Release of Combining GHOST and Casper paper

This week, we released Combining GHOST and Casper on arXiv. This work formalizes the core consensus components of eth2 — Casper FFG and LMD-GHOST — showing how they work together to form a safe and live system. This paper builds upon concepts initially presented in the original Casper the Friendly Finality Gadget paper, layering them onto a more concrete Proof-of-Stake, slot-based context (i.e. that of the eth2 beacon chain).

This paper was created in parallel to the development of the Phase 0 specs. It not only influenced the spec design but also highlighted some critical corner cases that had to be addressed. We are excited to release it to the world for public consumption, comment, feedback, and critique.

This work spawned from a “mini-spec” presented by Vitalik, but the lion’s share of work was driven and completed by Yan X. Zhang and his students at San Jose State University. We want to offer a special thanks to Yan and his students — Diego Hernandez, Thor Kamphefner, Khiem Pham, Zhi Qiao, Juhyeok Sin, and Ying Wang — for completing this critical milestone for eth2.

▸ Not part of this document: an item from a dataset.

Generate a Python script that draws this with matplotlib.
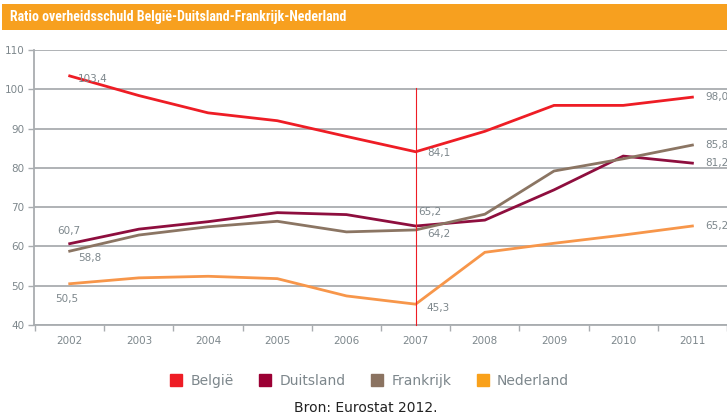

Polynomial commitments promising for statelessness

Vitalik recently published an exciting ethresearch post, Using polynomial commitments to replace state roots. This post proposes the utilization of polynomial commitments as a replacement to the traditional merkle-tree accumulator for blockchain state and data. If this research direction proves fruitful, we could reduce “witnesses” (i.e. proofs about the state required to process a block) from ~0.5MB to on the order of 1 to 10 kB, solving one of the core issues in the Stateless Ethereum research.

To state a bit more clearly — Ethereum is pushing hard to move to a more “stateless” model (see the 1x research and updates. Polynomial commitments could be the major breakthrough we’ve been looking for to make this statelessness a reality by significantly reducing the overhead of statelessness on block size.

Although incredibly promising, some of this research and magic math is very new. We need to spend more time better understanding the complexities and tradeoffs, as well as just getting more eyes on this new and exciting technique.

A bit of IETF BLS instability

The IETF BLS standard recently incorporated a last minute change into the spec based upon external feedback concerning different applications and domains. The previous hash_to_base was not friendly to embedded systems, applications requiring certain types of domain separation, and those utilizing SHA-3 instead of SHA-2.

In light of these concerns, hash_to_base was replaced with the new and improved hash_to_field. Spec maintainers do not expect any more substantive changes to the spec, and this change is to be formally released as a “Draft 6” soon.

As far as cryptographic standards go, we do not want to be in the position of eth1 with the Keccak256 hash function — that is, one of the only major applications using it. Being in a cryptographic island hinders the ease of cross-application interoperability as well as stifles the development of a wide set of robust implementations.

We are closely monitoring the development of the IEFT standard, but in light of this recent change we are not rushing to deploy the mainnet deposit contract (which would in-effect lock us into a BLS spec) before there is a target eth2 launch date. We will continually evaluate the stability of the IEFT standard going forward and do not expect this to become a bottleneck for launch.